Broadband speed is measured in megabits per second (Mbps) and tells you how quickly data can be transferred to and from your home. Download speed affects how fast you can stream videos, browse websites, and download files. Upload speed matters for video calls, uploading photos, and working from home. Providers advertise 'average' speeds, which represent what at least 50% of customers achieve during peak times (8-10pm).
How Much Speed Do You Need?
For basic browsing and email, 10-30Mbps is sufficient for a single user. For streaming HD video, you'll want at least 25-36Mbps.

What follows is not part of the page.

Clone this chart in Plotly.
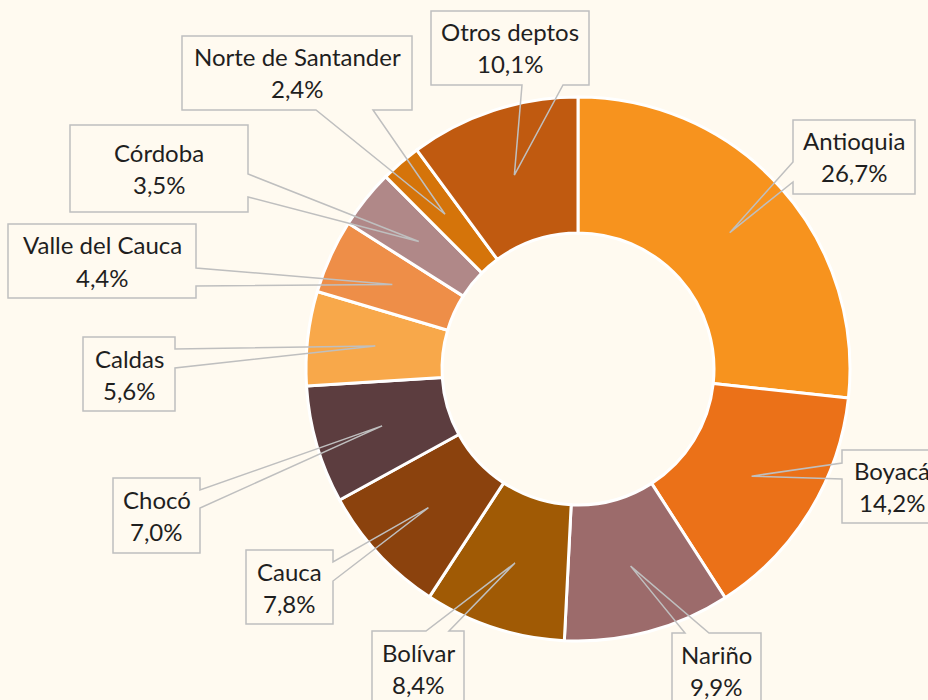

A household of 3-4 people streaming, gaming, and video calling simultaneously should look for 50-100Mbps. For very heavy usage, 4K streaming on multiple devices, or large file downloads, consider ultrafast packages of 150Mbps or above. If you work from home with regular video conferencing, upload speed becomes just as important as download speed.
Types of Broadband Connection
Standard ADSL broadband runs over copper phone lines and offers speeds of 10-17Mbps. Fibre-to-the-cabinet (FTTC) uses fibre to your local street cabinet, then copper to your home, delivering 36-80Mbps. Full fibre (FTTP) runs fibre optic cables directly to your home, offering speeds from 100Mbps up to 1Gbps. Cable broadband from Virgin Media uses coaxial cables on their own network, with speeds from 130Mbps to over 1Gbps. Fixed wireless broadband using 4G or 5G is an option where traditional broadband is limited.